Copy out each line of the material in which the word "this" appears.

## BEGIN WORKING DATA

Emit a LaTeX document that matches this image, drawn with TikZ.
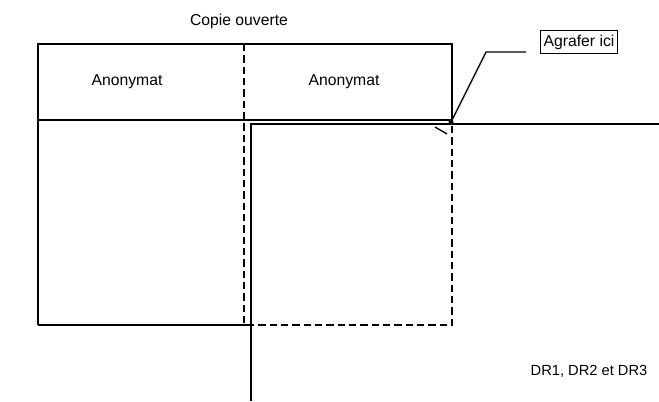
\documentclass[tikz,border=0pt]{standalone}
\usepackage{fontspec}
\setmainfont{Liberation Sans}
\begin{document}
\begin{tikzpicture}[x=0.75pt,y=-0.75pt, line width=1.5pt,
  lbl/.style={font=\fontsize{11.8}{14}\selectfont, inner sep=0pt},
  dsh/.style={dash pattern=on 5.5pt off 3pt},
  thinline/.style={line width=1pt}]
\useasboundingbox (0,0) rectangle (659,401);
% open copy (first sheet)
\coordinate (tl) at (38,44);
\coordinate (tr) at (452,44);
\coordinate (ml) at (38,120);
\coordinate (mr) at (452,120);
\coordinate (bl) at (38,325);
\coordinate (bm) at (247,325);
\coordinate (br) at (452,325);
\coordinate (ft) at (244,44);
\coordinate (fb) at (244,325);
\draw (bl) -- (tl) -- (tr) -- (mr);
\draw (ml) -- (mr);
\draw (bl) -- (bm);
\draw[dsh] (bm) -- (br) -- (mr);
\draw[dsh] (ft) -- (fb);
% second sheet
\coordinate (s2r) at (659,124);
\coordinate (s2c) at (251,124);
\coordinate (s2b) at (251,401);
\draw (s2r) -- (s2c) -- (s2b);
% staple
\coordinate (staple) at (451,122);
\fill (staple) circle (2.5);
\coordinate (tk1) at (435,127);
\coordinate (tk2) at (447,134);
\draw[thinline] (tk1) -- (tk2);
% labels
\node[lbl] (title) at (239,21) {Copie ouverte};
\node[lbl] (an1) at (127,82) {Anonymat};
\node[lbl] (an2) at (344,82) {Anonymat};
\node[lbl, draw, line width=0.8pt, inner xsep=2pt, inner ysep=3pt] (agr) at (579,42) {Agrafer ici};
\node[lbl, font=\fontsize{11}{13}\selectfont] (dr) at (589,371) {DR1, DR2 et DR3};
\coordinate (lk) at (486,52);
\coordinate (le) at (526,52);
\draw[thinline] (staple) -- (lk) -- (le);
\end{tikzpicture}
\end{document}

## END WORKING DATA
## BEGIN WORKING DATA

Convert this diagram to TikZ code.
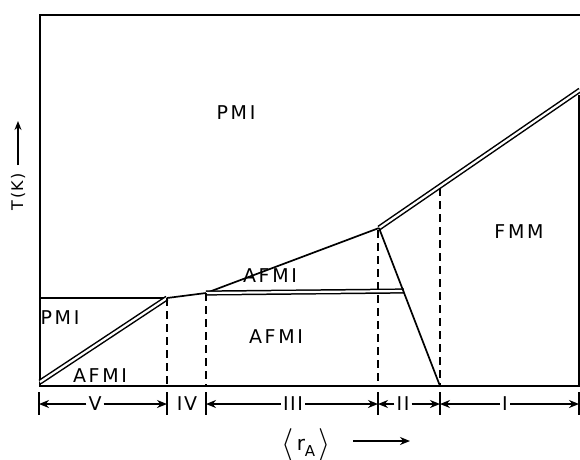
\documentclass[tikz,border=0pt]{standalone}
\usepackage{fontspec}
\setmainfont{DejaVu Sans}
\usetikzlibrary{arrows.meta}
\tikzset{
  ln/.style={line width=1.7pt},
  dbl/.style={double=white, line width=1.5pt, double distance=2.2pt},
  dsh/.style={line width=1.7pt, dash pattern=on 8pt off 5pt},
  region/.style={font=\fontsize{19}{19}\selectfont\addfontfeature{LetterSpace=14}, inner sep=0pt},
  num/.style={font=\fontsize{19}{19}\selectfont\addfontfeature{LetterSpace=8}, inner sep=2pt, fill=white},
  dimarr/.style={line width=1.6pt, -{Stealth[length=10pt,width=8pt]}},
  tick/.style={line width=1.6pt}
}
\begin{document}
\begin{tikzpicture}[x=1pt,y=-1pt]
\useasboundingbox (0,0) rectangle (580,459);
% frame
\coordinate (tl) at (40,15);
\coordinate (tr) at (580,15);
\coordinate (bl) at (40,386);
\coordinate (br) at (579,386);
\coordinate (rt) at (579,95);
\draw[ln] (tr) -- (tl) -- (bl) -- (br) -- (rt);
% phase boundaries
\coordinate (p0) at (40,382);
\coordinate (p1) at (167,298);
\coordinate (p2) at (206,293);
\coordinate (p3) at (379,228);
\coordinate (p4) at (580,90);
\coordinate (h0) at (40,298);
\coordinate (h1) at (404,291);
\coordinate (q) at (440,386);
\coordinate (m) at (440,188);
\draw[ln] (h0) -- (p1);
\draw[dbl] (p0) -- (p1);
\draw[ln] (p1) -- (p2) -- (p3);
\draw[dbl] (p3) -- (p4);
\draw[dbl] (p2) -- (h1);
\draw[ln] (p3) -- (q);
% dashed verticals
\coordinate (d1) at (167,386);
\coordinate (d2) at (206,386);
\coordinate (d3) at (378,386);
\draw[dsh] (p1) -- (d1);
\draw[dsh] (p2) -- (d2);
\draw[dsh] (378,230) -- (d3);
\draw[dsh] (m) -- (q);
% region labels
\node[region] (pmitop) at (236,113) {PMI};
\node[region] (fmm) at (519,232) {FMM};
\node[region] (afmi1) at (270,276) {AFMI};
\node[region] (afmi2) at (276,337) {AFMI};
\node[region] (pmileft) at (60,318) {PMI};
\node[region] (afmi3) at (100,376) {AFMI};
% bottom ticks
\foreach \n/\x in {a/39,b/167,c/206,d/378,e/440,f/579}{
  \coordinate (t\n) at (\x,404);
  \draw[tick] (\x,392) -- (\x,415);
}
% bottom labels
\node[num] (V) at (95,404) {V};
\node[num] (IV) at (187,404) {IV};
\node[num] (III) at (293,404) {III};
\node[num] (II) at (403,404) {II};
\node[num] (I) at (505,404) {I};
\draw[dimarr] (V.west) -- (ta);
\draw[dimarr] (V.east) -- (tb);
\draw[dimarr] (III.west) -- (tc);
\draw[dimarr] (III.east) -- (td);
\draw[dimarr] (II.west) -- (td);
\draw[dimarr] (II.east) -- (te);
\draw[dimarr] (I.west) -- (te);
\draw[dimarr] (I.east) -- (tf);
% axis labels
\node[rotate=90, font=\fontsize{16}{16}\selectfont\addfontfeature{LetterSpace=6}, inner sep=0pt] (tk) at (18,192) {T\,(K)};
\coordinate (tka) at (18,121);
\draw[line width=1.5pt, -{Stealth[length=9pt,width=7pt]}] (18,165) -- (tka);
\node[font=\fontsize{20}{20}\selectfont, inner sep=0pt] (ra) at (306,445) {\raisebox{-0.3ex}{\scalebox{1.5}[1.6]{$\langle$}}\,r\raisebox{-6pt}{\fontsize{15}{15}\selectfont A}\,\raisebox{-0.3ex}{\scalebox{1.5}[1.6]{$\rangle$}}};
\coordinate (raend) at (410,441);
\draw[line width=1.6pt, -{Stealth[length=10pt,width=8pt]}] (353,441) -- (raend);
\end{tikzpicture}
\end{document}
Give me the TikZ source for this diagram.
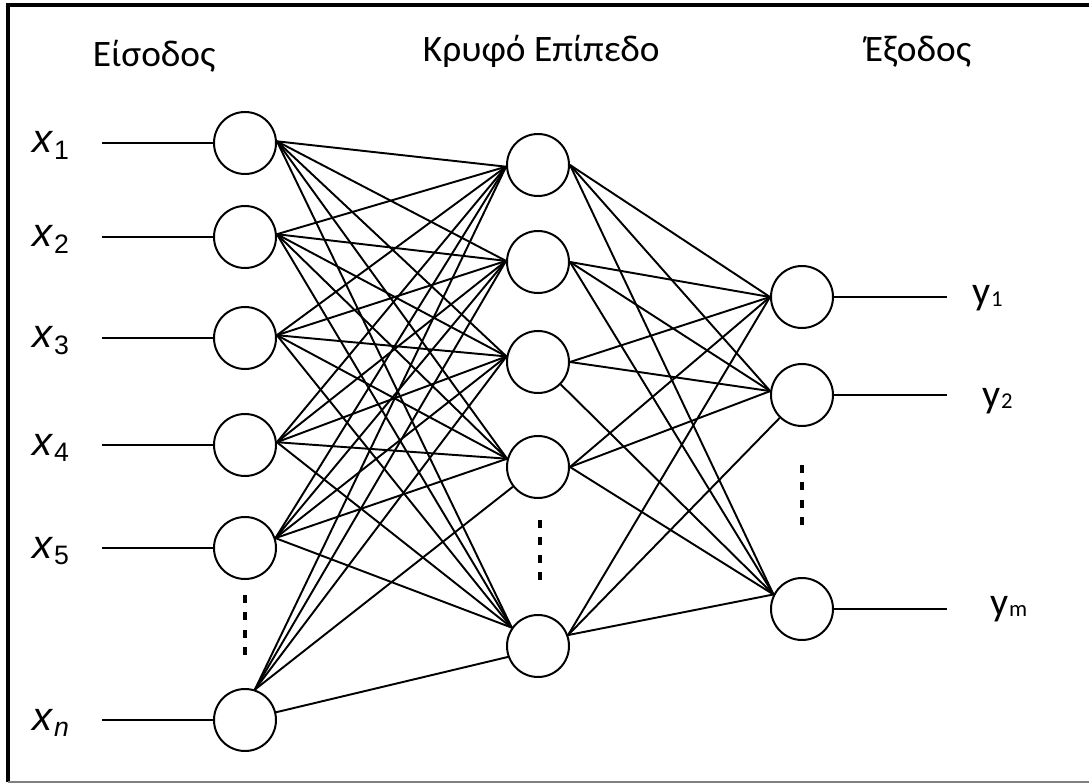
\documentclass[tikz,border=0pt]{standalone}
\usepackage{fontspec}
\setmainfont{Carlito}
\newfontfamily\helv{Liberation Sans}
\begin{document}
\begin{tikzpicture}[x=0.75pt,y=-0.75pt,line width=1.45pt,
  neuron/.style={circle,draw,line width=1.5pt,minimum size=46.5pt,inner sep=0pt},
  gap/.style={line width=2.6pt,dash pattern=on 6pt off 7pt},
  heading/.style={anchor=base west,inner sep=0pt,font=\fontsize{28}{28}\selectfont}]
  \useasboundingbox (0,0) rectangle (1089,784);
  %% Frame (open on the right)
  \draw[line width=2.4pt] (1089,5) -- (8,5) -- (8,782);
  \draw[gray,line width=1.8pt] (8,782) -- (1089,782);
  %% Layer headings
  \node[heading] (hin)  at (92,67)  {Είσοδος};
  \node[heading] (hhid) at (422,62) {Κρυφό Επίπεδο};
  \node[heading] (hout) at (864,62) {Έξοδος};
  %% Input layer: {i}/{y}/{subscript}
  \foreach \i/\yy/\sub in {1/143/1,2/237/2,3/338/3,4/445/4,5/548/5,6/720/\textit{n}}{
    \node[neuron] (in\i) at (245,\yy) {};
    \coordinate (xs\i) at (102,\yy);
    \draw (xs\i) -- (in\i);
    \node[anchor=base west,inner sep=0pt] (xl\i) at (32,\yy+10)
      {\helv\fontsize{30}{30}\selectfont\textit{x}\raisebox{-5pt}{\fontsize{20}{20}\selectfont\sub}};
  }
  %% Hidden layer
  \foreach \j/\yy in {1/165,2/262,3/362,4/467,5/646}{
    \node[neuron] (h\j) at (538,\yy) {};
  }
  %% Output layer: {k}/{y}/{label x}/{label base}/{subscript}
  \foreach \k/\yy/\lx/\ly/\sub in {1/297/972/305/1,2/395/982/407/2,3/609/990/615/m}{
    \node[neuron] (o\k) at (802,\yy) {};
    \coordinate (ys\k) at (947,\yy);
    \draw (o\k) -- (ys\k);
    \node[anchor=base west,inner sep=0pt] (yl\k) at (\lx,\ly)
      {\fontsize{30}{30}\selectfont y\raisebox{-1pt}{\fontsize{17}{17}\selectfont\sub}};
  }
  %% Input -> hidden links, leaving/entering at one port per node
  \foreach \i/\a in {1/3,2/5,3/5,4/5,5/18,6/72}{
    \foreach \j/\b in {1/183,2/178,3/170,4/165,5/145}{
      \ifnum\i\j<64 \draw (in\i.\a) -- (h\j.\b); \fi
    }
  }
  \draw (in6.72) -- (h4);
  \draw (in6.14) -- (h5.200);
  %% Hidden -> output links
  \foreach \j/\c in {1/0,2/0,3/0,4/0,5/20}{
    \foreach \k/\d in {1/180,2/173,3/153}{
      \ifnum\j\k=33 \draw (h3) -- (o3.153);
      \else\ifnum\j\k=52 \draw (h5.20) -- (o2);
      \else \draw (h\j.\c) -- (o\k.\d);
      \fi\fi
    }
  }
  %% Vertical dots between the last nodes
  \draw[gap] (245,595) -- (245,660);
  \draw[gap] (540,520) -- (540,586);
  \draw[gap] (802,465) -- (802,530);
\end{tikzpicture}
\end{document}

## END WORKING DATA

FINAL RESULT>
Emit a LaTeX document that matches this image, drawn with TikZ.
Convert this diagram to TikZ code.
Give me the TikZ source for this diagram.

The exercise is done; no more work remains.